David Sassian (1987)
Ralph Waldo Emerson
Ralph Waldo Emerson
Ralph Waldo Emerson (1803-1882) was the most thought-provoking American cultural leader of the mid-19th century. In his unorthodox ideas and actions he represented a minority of Americans, but by the end of his life he was considered a sage.
Though Ralph Waldo Emerson's origins were promising, his path to eminence was by no means easy. He was born in Boston on May 25, 1803, of a fairly well-known New England family. His father was a prominent Boston minister. However, young Emerson was only 8 when his father died and left the family to face hard times. The genteel poverty which the Emerson family endured did not prevent it from sending the promising boy to the Boston Latin School, where he received the best basic education of his day. At 14 he enrolled in Harvard College. As a scholarship boy, he studied more and relaxed less than some of his classmates. He won several minor prizes for his writing. When he was 17, he started keeping a journal and continued it for over half a century.
Unitarian Minister
Emerson was slow in finding himself. After graduation from Harvard he taught at the school of his brother William. Gradually he moved toward the ministry. He undertook studies at the Harvard Divinity School, meanwhile continuing his journal and other writing. In 1826 he began his career as a Unitarian minister. Appropriately, Unitarianism was the creed of the questioner; in particular it questioned the divine nature of the Trinity. Emerson received several offers before an unusually attractive one presented itself: the junior pastorship at Boston's noted Second Church, with the promise that it would quickly become the senior pastorship. His reputation spread swiftly. Soon he was chosen chaplain of the Massachusetts Senate, and he was elected to the Boston School Committee.
Emerson's personal life flowered even more than his professional one, for he fell in love, deeply in love, for the only time in his life. He wooed and won a charming New Hampshire girl named Ellen Tucker. Their wedding, in September 1829, marked the start of an idyllic marriage. But it was all too short, for she died a year and a half later, leaving Emerson desolate. Though he tried to find consolation in his religion, he was unsuccessful. As a result, his religious doubts developed. Even the permissive creed of Unitarianism seemed to him to be a shackle. In September 1832 he resigned his pastorate; according to his farewell sermon he could no longer believe in celebrating Holy Communion.

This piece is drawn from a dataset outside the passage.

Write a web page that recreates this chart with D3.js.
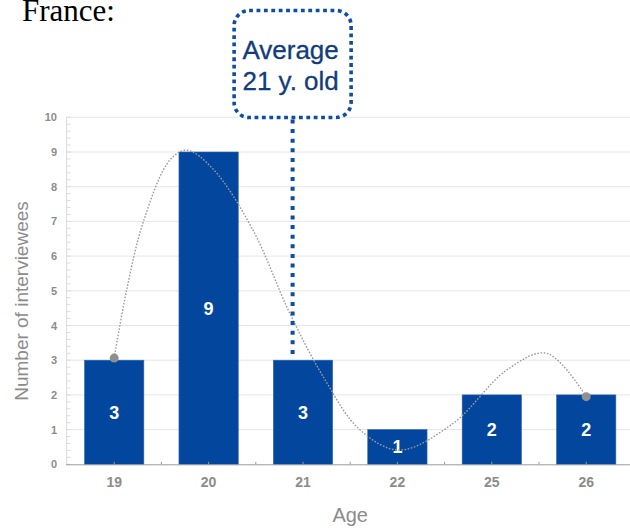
<!DOCTYPE html>
<html>
<head>
<meta charset="utf-8">
<script src="https://cdn.jsdelivr.net/npm/d3@7"></script>
<style>
  html, body { margin: 0; padding: 0; background: #fff; }
  svg { display: block; }
</style>
</head>
<body>
<svg id="chart" width="630" height="532"></svg>
<script>
// Age distribution of interviewees (France)
const ages = ["19", "20", "21", "22", "25", "26"];
const counts = [3, 9, 3, 1, 2, 2];
const yTicks = [0, 1, 2, 3, 4, 5, 6, 7, 8, 9, 10];

// Smoothed trend curve: positions in category units (0 = first age) and values
const trendPos = [0, 0.13, 0.31, 0.59, 0.77, 1.05, 1.47, 1.86, 2.23, 2.6, 3.02, 3.59, 4.16, 4.58, 5];
const trendVal = [3.06, 5.0, 7.0, 8.77, 9.05, 8.5, 6.75, 4.35, 2.45, 1.0, 0.41, 1.18, 2.72, 3.2, 1.95];

// Average marker position (category units) and label
const averagePos = 1.89;
const averageLines = ["Average", "21 y. old"];

const svg = d3.select("#chart");
const plotLeft = 67, plotRight = 633.4, plotTop = 117.3, plotBottom = 464.3;

const x = d3.scaleBand().domain(ages).range([plotLeft, plotRight]).paddingInner(0.372).paddingOuter(0.186);
const xc = d3.scaleLinear().domain([0, ages.length - 1])
  .range([x(ages[0]) + x.bandwidth() / 2, x(ages[ages.length - 1]) + x.bandwidth() / 2]);
const y = d3.scaleLinear().domain([0, 10]).range([plotBottom, plotTop]);

// Title
svg.append("text").attr("x", 22).attr("y", 21)
  .attr("font-family", "Liberation Serif, Times New Roman, serif")
  .attr("font-size", 31).attr("fill", "#000").text("France:");

// Horizontal grid lines
svg.append("g").selectAll("line").data(yTicks.filter(d => d > 0)).join("line")
  .attr("x1", plotLeft).attr("x2", 630)
  .attr("y1", d => y(d)).attr("y2", d => y(d))
  .attr("stroke", "#e6e6e6").attr("stroke-width", 1);

// Left axis line with minor ticks
svg.append("line").attr("x1", plotLeft - 0.5).attr("x2", plotLeft - 0.5)
  .attr("y1", plotTop).attr("y2", plotBottom).attr("stroke", "#dcdcdc");
svg.append("g").selectAll("line").data(d3.range(0, 10.001, 0.2)).join("line")
  .attr("x1", plotLeft - 0.5).attr("x2", plotLeft + 3.5)
  .attr("y1", d => y(d)).attr("y2", d => y(d))
  .attr("stroke", "#dcdcdc");

// Y axis labels
const yAxis = svg.append("g").attr("transform", `translate(${plotLeft},0)`)
  .call(d3.axisLeft(y).tickValues(yTicks).tickSize(0).tickPadding(10));
yAxis.select(".domain").remove();
yAxis.selectAll("text").attr("font-family", "Liberation Sans, Arial, sans-serif")
  .attr("font-size", 11).attr("font-weight", "bold").attr("fill", "#8c8c8c");

// Bars
svg.append("g").selectAll("rect").data(counts).join("rect")
  .attr("x", (d, i) => x(ages[i])).attr("width", x.bandwidth())
  .attr("y", d => y(d)).attr("height", d => y(0) - y(d))
  .attr("fill", "#02479d").attr("stroke", "#2f62b0").attr("stroke-width", 0.6);

// Bar value labels
svg.append("g").selectAll("text").data(counts).join("text")
  .attr("x", (d, i) => x(ages[i]) + x.bandwidth() / 2)
  .attr("y", d => (y(d) + y(0)) / 2 + 6.4)
  .attr("text-anchor", "middle")
  .attr("font-family", "Liberation Sans, Arial, sans-serif")
  .attr("font-size", 18).attr("font-weight", "bold").attr("fill", "#fff")
  .text(d => d);

// X axis
const xAxis = svg.append("g").attr("transform", `translate(0,${plotBottom})`)
  .call(d3.axisBottom(x).tickSize(0).tickPadding(13));
xAxis.select(".domain").attr("stroke", "#9a9a9a").attr("d", `M${plotLeft - 1},0.5H630`);
xAxis.selectAll("text").attr("font-family", "Liberation Sans, Arial, sans-serif")
  .attr("font-size", 14).attr("font-weight", "bold").attr("fill", "#8c8c8c");
// small upward ticks at category centres and band boundaries
const tickXs = [];
ages.forEach((a, i) => {
  tickXs.push(x(a) + x.bandwidth() / 2);
  if (i < ages.length - 1) tickXs.push((x(a) + x.bandwidth() + x(ages[i + 1])) / 2);
});
svg.append("g").selectAll("line").data(tickXs).join("line")
  .attr("x1", d => d).attr("x2", d => d)
  .attr("y1", plotBottom - 2.5).attr("y2", plotBottom)
  .attr("stroke", "#9a9a9a");

// Axis titles
svg.append("text").attr("x", xc(2.5)).attr("y", 522)
  .attr("text-anchor", "middle")
  .attr("font-family", "Liberation Sans, Arial, sans-serif")
  .attr("font-size", 20).attr("fill", "#8c8c8c").text("Age");
svg.append("text").attr("transform", `translate(28,301) rotate(-90)`)
  .attr("text-anchor", "middle")
  .attr("font-family", "Liberation Sans, Arial, sans-serif")
  .attr("font-size", 19).attr("fill", "#8c8c8c").text("Number of interviewees");

// Trend curve
const trend = trendPos.map((p, i) => [p, trendVal[i]]);
svg.append("path").datum(trend)
  .attr("d", d3.line().x(d => xc(d[0])).y(d => y(d[1])).curve(d3.curveCatmullRom.alpha(0.5)))
  .attr("fill", "none").attr("stroke", "#9a9a9a").attr("stroke-width", 1.4)
  .attr("stroke-dasharray", "1.6,1.6");
svg.append("g").selectAll("circle").data([trend[0], trend[trend.length - 1]]).join("circle")
  .attr("cx", d => xc(d[0])).attr("cy", d => y(d[1])).attr("r", 4.5)
  .attr("fill", "#8f8f8f");

// Average callout
const ax = xc(averagePos);
const boxW = 117, boxH = 107, boxTop = 10.5;
svg.append("line").attr("x1", ax).attr("x2", ax)
  .attr("y1", boxTop + boxH + 2).attr("y2", y(3) - 3)
  .attr("stroke", "#0d4ea3").attr("stroke-width", 4).attr("stroke-dasharray", "4,5.6");
svg.append("rect").attr("x", ax - boxW / 2).attr("y", boxTop)
  .attr("width", boxW).attr("height", boxH).attr("rx", 15).attr("ry", 15)
  .attr("fill", "#fff").attr("stroke", "#0d4ea3").attr("stroke-width", 3.6)
  .attr("stroke-dasharray", "3.8,3.6");
svg.append("g").selectAll("text").data(averageLines).join("text")
  .attr("x", ax - 2).attr("y", (d, i) => 58.5 + i * 31)
  .attr("text-anchor", "middle")
  .attr("font-family", "Liberation Sans, Arial, sans-serif")
  .attr("font-size", 26).attr("fill", "#123c7c")
  .attr("stroke", "#123c7c").attr("stroke-width", 0.3)
  .text(d => d);
</script>
</body>
</html>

Emerson's decision to leave the ministry was the more difficult because it left him with no other work to do. After months of floundering and even sickness, he scraped together enough money to take a 10-month tour of Europe. He hoped that his travels would give him the perspective he needed. They did, but only to the extent of confirming what he did not want rather than what he wanted.
Professional Lecturer
However, the times were on Emerson's side, for he found on his return to America that a new institution was emerging that held unique promise for him. This was the lyceum, a system of lecturing which started in the late 1820s, established itself in the 1830s, and rose to great popularity during the next 2 decades. The local lecture clubs that sprang up discovered that they had to pay for the best lecturers, Emerson among them. Emerson turned the lyceum into his unofficial pulpit and in the process earned at least a modest stipend. He spoke to his audiences with great, if unorthodox, effectiveness. They saw before them a tall, thin Yankee with slightly aquiline features whose words sometimes baffled but often uplifted them. After a few seasons he organized his own lecture courses as a supplement to his lyceum lectures. For example, during the winter of 1837-1838 he offered the Boston public a group of 10 lectures on "human culture" and earned more than $500. Equally to the point, his lectures grew into essays and books, and these he published from the early 1840s on.
Emerson's Creed
As a transcendentalist, Emerson spoke out against materialism, formal religion, and slavery. He could not have found targets better designed to offend the mass of Americans, most of whom considered making money a major purpose in life and church and churchgoing a mainstay and, until they faced the hard fact of the Civil War, either supported slavery or were willing to let it alone. But Emerson spoke of slavery in the context of the Fugitive Slave Law (1850), saying, in one of his rare bursts of profanity, "I will not obey it, by God."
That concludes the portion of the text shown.